▶ _Short task_
Write out each line word for word. Drop pictures.

▶ _Collected data_
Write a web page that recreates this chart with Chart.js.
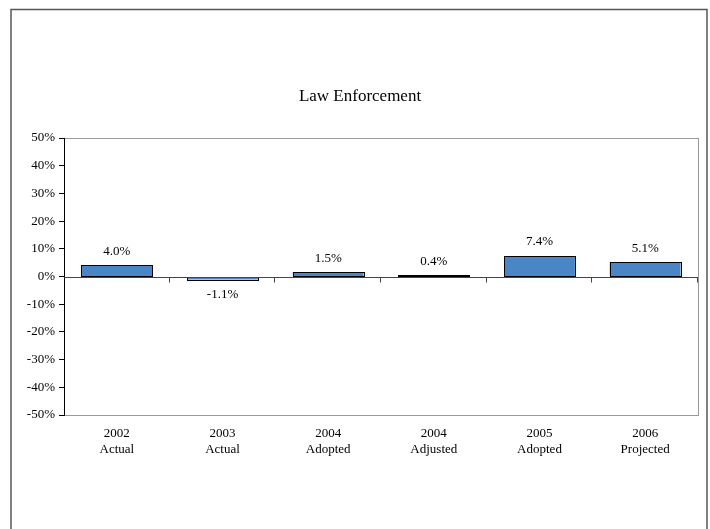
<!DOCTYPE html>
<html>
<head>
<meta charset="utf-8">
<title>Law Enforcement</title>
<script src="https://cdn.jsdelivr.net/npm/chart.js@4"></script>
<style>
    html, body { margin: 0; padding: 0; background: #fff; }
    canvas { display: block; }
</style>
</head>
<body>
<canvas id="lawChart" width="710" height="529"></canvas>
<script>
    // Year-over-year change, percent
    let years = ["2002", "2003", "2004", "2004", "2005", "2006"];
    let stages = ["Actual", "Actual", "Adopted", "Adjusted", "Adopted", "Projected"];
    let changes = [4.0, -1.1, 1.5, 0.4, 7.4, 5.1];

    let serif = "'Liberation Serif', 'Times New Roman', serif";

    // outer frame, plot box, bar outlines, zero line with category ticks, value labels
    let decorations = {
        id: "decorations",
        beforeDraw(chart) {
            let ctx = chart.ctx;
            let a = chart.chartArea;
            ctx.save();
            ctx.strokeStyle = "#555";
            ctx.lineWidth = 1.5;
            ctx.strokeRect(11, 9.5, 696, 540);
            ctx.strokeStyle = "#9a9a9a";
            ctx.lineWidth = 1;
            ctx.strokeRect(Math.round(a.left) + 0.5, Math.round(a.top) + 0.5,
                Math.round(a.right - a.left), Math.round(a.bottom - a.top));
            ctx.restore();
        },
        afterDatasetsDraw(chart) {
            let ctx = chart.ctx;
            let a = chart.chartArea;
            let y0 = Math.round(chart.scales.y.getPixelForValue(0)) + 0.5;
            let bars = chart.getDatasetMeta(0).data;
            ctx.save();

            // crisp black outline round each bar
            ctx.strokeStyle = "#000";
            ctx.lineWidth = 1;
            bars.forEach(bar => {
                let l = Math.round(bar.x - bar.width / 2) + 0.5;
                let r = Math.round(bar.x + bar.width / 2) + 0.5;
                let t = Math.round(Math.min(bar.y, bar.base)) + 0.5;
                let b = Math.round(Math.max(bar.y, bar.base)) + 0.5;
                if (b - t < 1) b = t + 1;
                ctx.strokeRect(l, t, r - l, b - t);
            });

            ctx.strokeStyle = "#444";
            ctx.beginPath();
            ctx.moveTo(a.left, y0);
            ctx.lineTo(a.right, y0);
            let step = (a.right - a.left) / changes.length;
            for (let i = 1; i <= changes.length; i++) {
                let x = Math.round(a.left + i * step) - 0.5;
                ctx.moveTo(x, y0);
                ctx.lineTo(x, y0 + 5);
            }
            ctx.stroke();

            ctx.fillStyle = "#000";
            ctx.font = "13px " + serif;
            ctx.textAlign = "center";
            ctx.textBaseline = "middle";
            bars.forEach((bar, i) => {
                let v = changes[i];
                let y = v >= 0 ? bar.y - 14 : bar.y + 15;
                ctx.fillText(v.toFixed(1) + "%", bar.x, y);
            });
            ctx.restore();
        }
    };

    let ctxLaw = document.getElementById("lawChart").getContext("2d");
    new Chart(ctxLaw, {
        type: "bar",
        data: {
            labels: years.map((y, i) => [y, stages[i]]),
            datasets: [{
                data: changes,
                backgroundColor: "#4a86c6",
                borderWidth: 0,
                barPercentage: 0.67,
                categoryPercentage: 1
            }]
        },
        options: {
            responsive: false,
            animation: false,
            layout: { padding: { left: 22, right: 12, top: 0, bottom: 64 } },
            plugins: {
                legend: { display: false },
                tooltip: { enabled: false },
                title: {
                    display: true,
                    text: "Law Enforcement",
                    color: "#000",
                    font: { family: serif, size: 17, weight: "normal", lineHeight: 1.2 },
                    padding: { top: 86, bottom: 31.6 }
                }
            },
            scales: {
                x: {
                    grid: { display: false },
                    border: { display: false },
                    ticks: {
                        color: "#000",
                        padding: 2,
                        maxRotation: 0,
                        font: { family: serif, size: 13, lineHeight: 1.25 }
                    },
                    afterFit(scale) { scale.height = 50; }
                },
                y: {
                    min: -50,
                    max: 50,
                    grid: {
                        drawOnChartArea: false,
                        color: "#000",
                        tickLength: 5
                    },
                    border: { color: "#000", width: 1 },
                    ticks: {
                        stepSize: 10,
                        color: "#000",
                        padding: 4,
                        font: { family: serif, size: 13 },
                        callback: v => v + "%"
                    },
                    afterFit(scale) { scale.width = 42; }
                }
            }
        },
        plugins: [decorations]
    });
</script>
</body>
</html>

▶ _Solved exercise_
Write a web page that recreates this chart with Chart.js.
<!DOCTYPE html>
<html>
<head>
<meta charset="utf-8">
<title>Law Enforcement</title>
<script src="https://cdn.jsdelivr.net/npm/chart.js@4"></script>
<style>
    html, body { margin: 0; padding: 0; background: #fff; }
    canvas { display: block; }
</style>
</head>
<body>
<canvas id="lawChart" width="710" height="529"></canvas>
<script>
    // Year-over-year change, percent
    let years = ["2002", "2003", "2004", "2004", "2005", "2006"];
    let stages = ["Actual", "Actual", "Adopted", "Adjusted", "Adopted", "Projected"];
    let changes = [4.0, -1.1, 1.5, 0.4, 7.4, 5.1];

    let serif = "'Liberation Serif', 'Times New Roman', serif";

    // outer frame, plot box, bar outlines, zero line with category ticks, value labels
    let decorations = {
        id: "decorations",
        beforeDraw(chart) {
            let ctx = chart.ctx;
            let a = chart.chartArea;
            ctx.save();
            ctx.strokeStyle = "#555";
            ctx.lineWidth = 1.5;
            ctx.strokeRect(11, 9.5, 696, 540);
            ctx.strokeStyle = "#9a9a9a";
            ctx.lineWidth = 1;
            ctx.strokeRect(Math.round(a.left) + 0.5, Math.round(a.top) + 0.5,
                Math.round(a.right - a.left), Math.round(a.bottom - a.top));
            ctx.restore();
        },
        afterDatasetsDraw(chart) {
            let ctx = chart.ctx;
            let a = chart.chartArea;
            let y0 = Math.round(chart.scales.y.getPixelForValue(0)) + 0.5;
            let bars = chart.getDatasetMeta(0).data;
            ctx.save();

            // crisp black outline round each bar
            ctx.strokeStyle = "#000";
            ctx.lineWidth = 1;
            bars.forEach(bar => {
                let l = Math.round(bar.x - bar.width / 2) + 0.5;
                let r = Math.round(bar.x + bar.width / 2) + 0.5;
                let t = Math.round(Math.min(bar.y, bar.base)) + 0.5;
                let b = Math.round(Math.max(bar.y, bar.base)) + 0.5;
                if (b - t < 1) b = t + 1;
                ctx.strokeRect(l, t, r - l, b - t);
            });

            ctx.strokeStyle = "#444";
            ctx.beginPath();
            ctx.moveTo(a.left, y0);
            ctx.lineTo(a.right, y0);
            let step = (a.right - a.left) / changes.length;
            for (let i = 1; i <= changes.length; i++) {
                let x = Math.round(a.left + i * step) - 0.5;
                ctx.moveTo(x, y0);
                ctx.lineTo(x, y0 + 5);
            }
            ctx.stroke();

            ctx.fillStyle = "#000";
            ctx.font = "13px " + serif;
            ctx.textAlign = "center";
            ctx.textBaseline = "middle";
            bars.forEach((bar, i) => {
                let v = changes[i];
                let y = v >= 0 ? bar.y - 14 : bar.y + 15;
                ctx.fillText(v.toFixed(1) + "%", bar.x, y);
            });
            ctx.restore();
        }
    };

    let ctxLaw = document.getElementById("lawChart").getContext("2d");
    new Chart(ctxLaw, {
        type: "bar",
        data: {
            labels: years.map((y, i) => [y, stages[i]]),
            datasets: [{
                data: changes,
                backgroundColor: "#4a86c6",
                borderWidth: 0,
                barPercentage: 0.67,
                categoryPercentage: 1
            }]
        },
        options: {
            responsive: false,
            animation: false,
            layout: { padding: { left: 22, right: 12, top: 0, bottom: 64 } },
            plugins: {
                legend: { display: false },
                tooltip: { enabled: false },
                title: {
                    display: true,
                    text: "Law Enforcement",
                    color: "#000",
                    font: { family: serif, size: 17, weight: "normal", lineHeight: 1.2 },
                    padding: { top: 86, bottom: 31.6 }
                }
            },
            scales: {
                x: {
                    grid: { display: false },
                    border: { display: false },
                    ticks: {
                        color: "#000",
                        padding: 2,
                        maxRotation: 0,
                        font: { family: serif, size: 13, lineHeight: 1.25 }
                    },
                    afterFit(scale) { scale.height = 50; }
                },
                y: {
                    min: -50,
                    max: 50,
                    grid: {
                        drawOnChartArea: false,
                        color: "#000",
                        tickLength: 5
                    },
                    border: { color: "#000", width: 1 },
                    ticks: {
                        stepSize: 10,
                        color: "#000",
                        padding: 4,
                        font: { family: serif, size: 13 },
                        callback: v => v + "%"
                    },
                    afterFit(scale) { scale.width = 42; }
                }
            }
        },
        plugins: [decorations]
    });
</script>
</body>
</html>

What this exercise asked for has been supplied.